Dr. Rumbidzai Nyanhoto (National Academic Lead in Field Education in the discipline of Social Work) explored the solution-focused and strength-based approaches in social work in a recent ACAP mini-class.
In the realm of social work, two remarkable approaches have gained prominence for their ability to transform lives positively: the Solution-Focused Approach and the Strength-Based Approach. In this article, we will delve into what these approaches entail, why they are invaluable in social work case planning, and the techniques that make them effective.
Understanding Solution-Focused Approach
The Solution-Focused Approach, as the name suggests, shifts the focus from dwelling on problems to proactively seeking solutions. Traditionally, social work often cantered around dissecting problems, but is that truly the most effective approach? The Solution-Focused Approach argues otherwise. It acknowledges the existence of problems but channels energy towards finding solutions.
One of the most intriguing techniques within this approach is the use of “exception questions.” These questions seek to uncover exceptions to the problem. For instance, asking a client, “How do you manage to get out of bed every morning?” acknowledges their challenges while also encouraging them to reflect on what helps them persevere.
Another fascinating technique is the “miracle question,” which invites clients to envision a life without their current problems. This prompts them to identify what the ideal outcome looks like and what steps they would take to achieve it.

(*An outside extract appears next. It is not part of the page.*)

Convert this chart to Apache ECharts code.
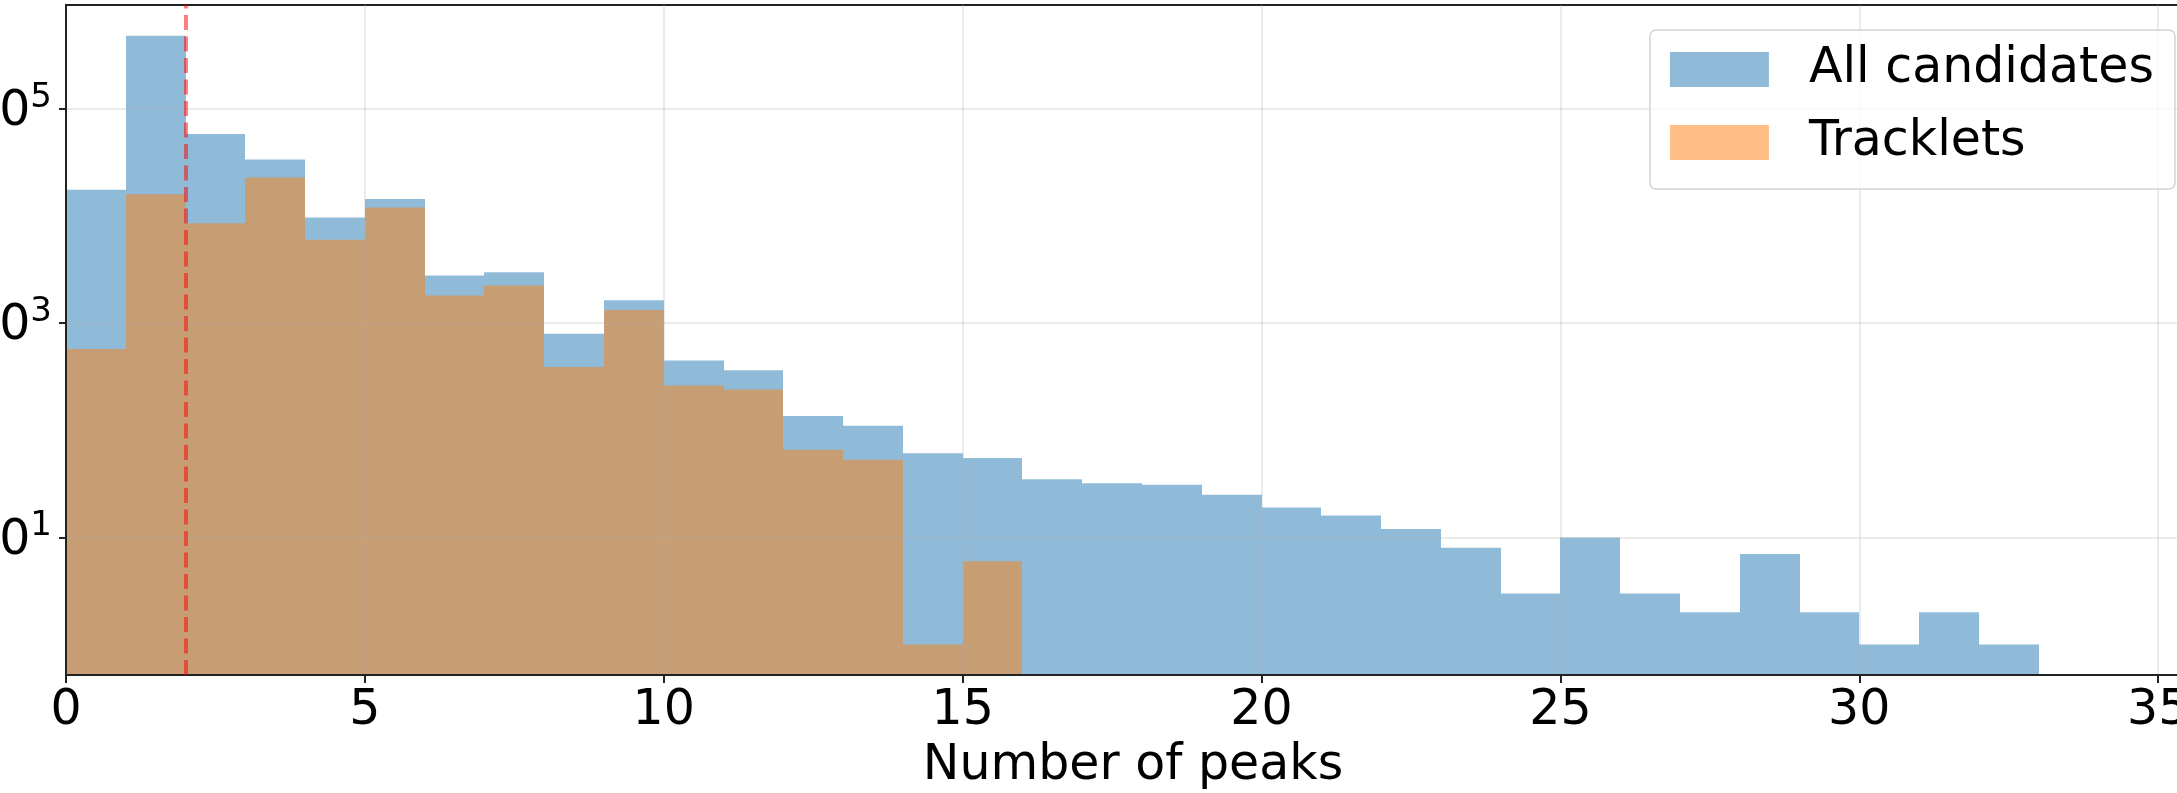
<!DOCTYPE html>
<html>
<head>
<meta charset="utf-8">
<script src="https://cdn.jsdelivr.net/npm/echarts@6/dist/echarts.min.js"></script>
<style>
  html, body { margin: 0; padding: 0; background: #fff; }
  #chart { width: 2177px; height: 793px; }
</style>
</head>
<body>
<div id="chart"></div>
<script>
// histogram counts per 1-wide bin, starting at 0 peaks
const allCounts = [17550, 483000, 58450, 33650, 9680, 14460, 2786, 2990, 796, 1641, 449, 363, 136, 110, 61, 55,
  35, 32, 31, 25, 19, 16, 12, 8, 3, 10, 3, 2, 7, 2, 1, 2, 1]
const trackletCounts = [573, 16000, 8580, 22860, 6000, 12000, 1813, 2250, 389, 1324, 262, 241, 66, 53, 1, 6]
const yTicks = [10, 1000, 100000]
const threshold = 2

const X_MAX = 35.7
const Y_MIN = 0.52
const Y_MAX = 933000
const FONT = 'DejaVu Sans'

const toBins = counts => counts.map((c, i) => [i, i + 1, c])

const renderHist = (params, api) => {
  const lo = api.coord([api.value(0), Y_MIN])
  const hi = api.coord([api.value(1), api.value(2)])
  const x0 = Math.round(lo[0])
  const x1 = Math.round(hi[0])
  return {
    type: 'rect',
    shape: { x: x0, y: hi[1], width: x1 - x0, height: lo[1] - hi[1] },
    style: api.style()
  }
}

const gridLine = { show: true, lineStyle: { color: 'rgba(176,176,176,0.25)', width: 2 } }
const spine = { show: true, onZero: false, lineStyle: { color: '#222', width: 2 } }

const chart = echarts.init(document.getElementById('chart'))
chart.setOption({
  animation: false,
  grid: {
    left: 66, right: -23, top: 5, bottom: 118,
    outerBoundsMode: 'none',
    containLabel: false,
    show: true, borderColor: '#222', borderWidth: 2, backgroundColor: 'transparent'
  },
  legend: {
    orient: 'vertical',
    right: 2,
    top: 30,
    icon: 'rect',
    itemWidth: 99,
    itemHeight: 35,
    itemGap: 24,
    padding: [15, 21, 22, 20],
    backgroundColor: 'rgba(255,255,255,0.8)',
    borderColor: '#d4d4d4',
    borderWidth: 1.5,
    borderRadius: 6,
    textStyle: { fontFamily: FONT, fontSize: 49, color: '#000', padding: [0, 0, 0, 35] },
    data: ['All candidates', 'Tracklets']
  },
  xAxis: {
    type: 'value',
    min: 0,
    max: X_MAX,
    interval: 5,
    z: 3,
    name: 'Number of peaks',
    nameLocation: 'middle',
    nameGap: 67,
    nameTextStyle: { fontFamily: FONT, fontSize: 49, color: '#000' },
    axisLine: spine,
    axisTick: { show: true, length: 8, lineStyle: { color: '#222', width: 2 } },
    axisLabel: { fontFamily: FONT, fontSize: 49, color: '#000', margin: 12, showMaxLabel: false, hideOverlap: false },
    splitLine: gridLine
  },
  yAxis: {
    type: 'log',
    logBase: 10,
    min: Y_MIN,
    max: Y_MAX,
    z: 3,
    axisLine: spine,
    axisTick: { show: true, length: 7, customValues: yTicks, lineStyle: { color: '#222', width: 2 } },
    axisLabel: {
      customValues: yTicks,
      margin: 14,
      formatter: v => '{b|10}{s|' + Math.round(Math.log10(v)) + '}',
      rich: {
        b: { fontFamily: FONT, fontSize: 49, color: '#000', lineHeight: 56, verticalAlign: 'bottom' },
        s: { fontFamily: FONT, fontSize: 34, color: '#000', lineHeight: 34, verticalAlign: 'top' }
      }
    },
    splitLine: gridLine
  },
  series: [
    {
      name: 'All candidates',
      type: 'custom',
      renderItem: renderHist,
      itemStyle: { color: 'rgba(31,119,180,0.5)' },
      encode: { x: [0, 1], y: 2 },
      data: toBins(allCounts)
    },
    {
      name: 'Tracklets',
      type: 'custom',
      renderItem: renderHist,
      itemStyle: { color: 'rgba(255,127,14,0.5)' },
      encode: { x: [0, 1], y: 2 },
      data: toBins(trackletCounts),
      markLine: {
        silent: true,
        symbol: 'none',
        label: { show: false },
        lineStyle: { color: 'rgba(255,0,0,0.5)', width: 4, type: [15, 6.5] },
        data: [{ xAxis: threshold }]
      }
    }
  ]
})
</script>
</body>
</html>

Case Planning in Solution-Focused Approach
Now, let’s explore how case planning fits into the Solution-Focused Approach. Case planning essentially boils down to goal setting and bridging the gap between assessment and intervention. A solution-focused case plan identifies the client’s goals, encompasses all aspects of their life, relies on factual evidence, and outlines timeframes and responsibilities.
This collaborative process involves not just the client but also various stakeholders in the client’s life, recognizing that a person’s life is interconnected with many others. The key principle here is that the client’s desired outcomes should guide the process. The case plan becomes a living document that facilitates ongoing work and review.
Strength-Based Approach: A Paradigm Shift
Shifting gears, let’s explore the Strength-Based Approach, a perspective that focuses on individual and community strengths rather than dwelling on pathologies or weaknesses. This approach is rooted in the belief that every individual possesses inherent strengths that can be harnessed for positive change.
In this approach, problems are reframed to highlight strengths. For example, a person who has experienced homelessness is not simply labelled as such; they are acknowledged for their survival skills, which enabled them to endure challenging circumstances.
The Role of Social Work Skills
To successfully implement these approaches, social workers need specific skills. These include active listening, the ability to reflect and clarify, empathy, problem-solving skills, and the capacity to break down complex problems into manageable components.
Effective communication is key, and questions should be carefully crafted to highlight strengths and empower clients. Questions like “What do you want to accomplish today?” and “What is important for us to speak about today?” allow clients to define their objectives and preferences.
In the dynamic field of social work, the Solution-Focused Approach and Strength-Based Approach offer refreshing perspectives on problem-solving and goal setting. By focusing on solutions and strengths, these approaches empower individuals and communities to take control of their lives and work towards positive change. As social workers, our role is not to dictate solutions but to facilitate and support the journey towards the client’s self-determined goals. In doing so, we bring about meaningful transformation and lasting impact in the lives of those we serve.